--- BEGIN Source excerpt ---
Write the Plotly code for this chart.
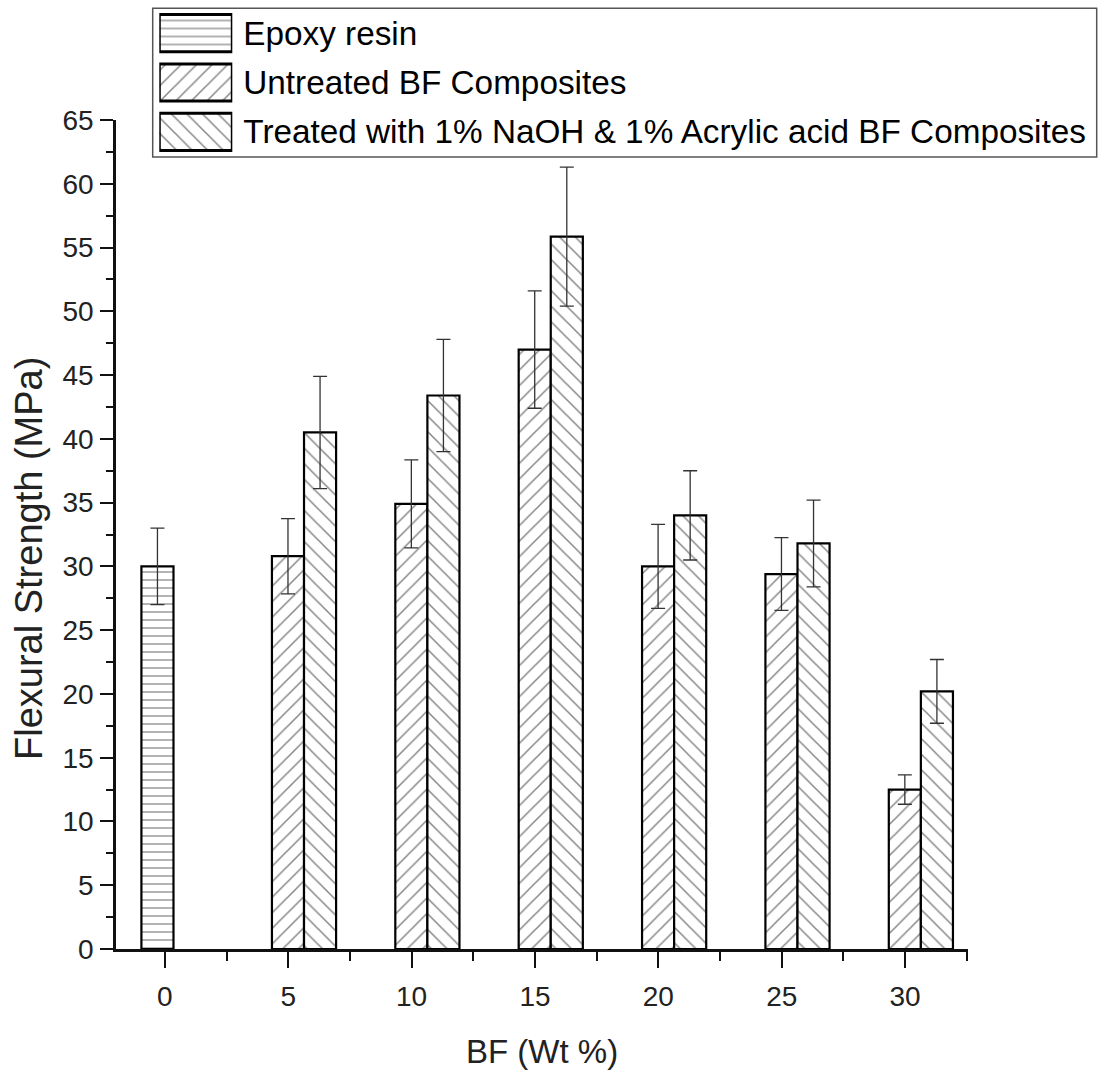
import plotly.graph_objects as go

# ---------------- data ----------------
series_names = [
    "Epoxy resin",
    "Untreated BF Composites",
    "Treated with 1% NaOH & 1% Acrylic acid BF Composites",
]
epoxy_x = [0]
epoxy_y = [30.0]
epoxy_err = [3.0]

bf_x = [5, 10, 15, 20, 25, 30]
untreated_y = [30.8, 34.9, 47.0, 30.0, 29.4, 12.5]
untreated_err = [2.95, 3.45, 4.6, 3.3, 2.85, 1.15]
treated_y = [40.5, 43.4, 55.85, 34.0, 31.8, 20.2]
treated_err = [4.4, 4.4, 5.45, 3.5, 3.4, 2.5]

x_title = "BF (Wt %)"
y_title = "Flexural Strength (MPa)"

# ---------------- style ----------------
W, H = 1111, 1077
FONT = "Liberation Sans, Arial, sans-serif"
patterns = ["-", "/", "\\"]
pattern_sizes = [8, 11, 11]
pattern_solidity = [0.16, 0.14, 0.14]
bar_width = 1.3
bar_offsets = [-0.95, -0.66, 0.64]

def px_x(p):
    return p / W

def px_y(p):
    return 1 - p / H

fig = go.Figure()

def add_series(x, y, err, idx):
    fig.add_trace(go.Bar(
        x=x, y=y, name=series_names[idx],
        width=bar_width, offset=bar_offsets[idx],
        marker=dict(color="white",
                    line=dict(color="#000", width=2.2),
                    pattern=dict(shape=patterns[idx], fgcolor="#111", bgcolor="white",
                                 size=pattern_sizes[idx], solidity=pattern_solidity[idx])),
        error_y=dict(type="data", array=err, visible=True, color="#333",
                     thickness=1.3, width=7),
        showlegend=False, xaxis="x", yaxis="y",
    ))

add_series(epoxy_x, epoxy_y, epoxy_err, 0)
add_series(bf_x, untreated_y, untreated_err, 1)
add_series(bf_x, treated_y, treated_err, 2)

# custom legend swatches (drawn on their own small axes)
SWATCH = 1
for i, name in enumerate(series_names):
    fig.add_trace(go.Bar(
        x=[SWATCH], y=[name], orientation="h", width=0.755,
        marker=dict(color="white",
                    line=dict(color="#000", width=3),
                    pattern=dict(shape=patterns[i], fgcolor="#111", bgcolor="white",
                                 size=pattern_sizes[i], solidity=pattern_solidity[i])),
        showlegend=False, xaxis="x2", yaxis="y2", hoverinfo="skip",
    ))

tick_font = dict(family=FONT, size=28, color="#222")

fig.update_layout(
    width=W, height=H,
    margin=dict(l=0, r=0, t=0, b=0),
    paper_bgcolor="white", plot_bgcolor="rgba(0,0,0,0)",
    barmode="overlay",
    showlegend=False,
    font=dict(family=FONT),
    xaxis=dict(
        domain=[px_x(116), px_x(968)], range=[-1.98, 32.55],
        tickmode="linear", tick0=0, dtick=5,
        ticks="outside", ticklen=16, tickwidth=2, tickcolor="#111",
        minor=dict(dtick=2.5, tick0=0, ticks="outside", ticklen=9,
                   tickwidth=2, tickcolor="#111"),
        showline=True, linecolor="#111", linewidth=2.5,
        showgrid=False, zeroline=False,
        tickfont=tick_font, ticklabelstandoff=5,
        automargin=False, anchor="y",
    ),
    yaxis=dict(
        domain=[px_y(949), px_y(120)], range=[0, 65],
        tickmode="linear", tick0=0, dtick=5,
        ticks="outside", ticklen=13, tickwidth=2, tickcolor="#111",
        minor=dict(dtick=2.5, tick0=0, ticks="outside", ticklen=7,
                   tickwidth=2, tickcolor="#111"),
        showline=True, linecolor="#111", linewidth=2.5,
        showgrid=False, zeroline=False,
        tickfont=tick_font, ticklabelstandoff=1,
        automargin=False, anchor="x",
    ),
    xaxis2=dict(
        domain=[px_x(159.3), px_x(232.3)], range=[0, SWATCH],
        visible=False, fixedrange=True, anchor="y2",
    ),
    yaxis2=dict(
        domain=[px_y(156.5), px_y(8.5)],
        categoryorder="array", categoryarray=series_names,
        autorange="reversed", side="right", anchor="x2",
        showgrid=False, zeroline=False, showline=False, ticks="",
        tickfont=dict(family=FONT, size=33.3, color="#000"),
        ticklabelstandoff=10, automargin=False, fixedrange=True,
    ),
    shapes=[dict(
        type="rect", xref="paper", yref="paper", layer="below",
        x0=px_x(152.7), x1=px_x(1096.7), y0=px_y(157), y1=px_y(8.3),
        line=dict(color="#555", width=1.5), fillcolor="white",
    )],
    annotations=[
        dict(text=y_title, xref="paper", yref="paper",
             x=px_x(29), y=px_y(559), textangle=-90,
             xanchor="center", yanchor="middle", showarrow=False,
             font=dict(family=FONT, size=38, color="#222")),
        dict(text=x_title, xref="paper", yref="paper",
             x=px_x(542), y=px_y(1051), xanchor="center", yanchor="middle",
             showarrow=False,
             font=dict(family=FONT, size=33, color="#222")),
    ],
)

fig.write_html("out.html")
--- END Source excerpt ---
**Exercise aim:** Copy nothing but the lines from the top of the material through the line holding "fig = go.Figure()", exactly as written; omit pictures.

**Final result:**
Write the Plotly code for this chart.
import plotly.graph_objects as go

# ---------------- data ----------------
series_names = [
    "Epoxy resin",
    "Untreated BF Composites",
    "Treated with 1% NaOH & 1% Acrylic acid BF Composites",
]
epoxy_x = [0]
epoxy_y = [30.0]
epoxy_err = [3.0]

bf_x = [5, 10, 15, 20, 25, 30]
untreated_y = [30.8, 34.9, 47.0, 30.0, 29.4, 12.5]
untreated_err = [2.95, 3.45, 4.6, 3.3, 2.85, 1.15]
treated_y = [40.5, 43.4, 55.85, 34.0, 31.8, 20.2]
treated_err = [4.4, 4.4, 5.45, 3.5, 3.4, 2.5]

x_title = "BF (Wt %)"
y_title = "Flexural Strength (MPa)"

# ---------------- style ----------------
W, H = 1111, 1077
FONT = "Liberation Sans, Arial, sans-serif"
patterns = ["-", "/", "\\"]
pattern_sizes = [8, 11, 11]
pattern_solidity = [0.16, 0.14, 0.14]
bar_width = 1.3
bar_offsets = [-0.95, -0.66, 0.64]

def px_x(p):
    return p / W

def px_y(p):
    return 1 - p / H

fig = go.Figure()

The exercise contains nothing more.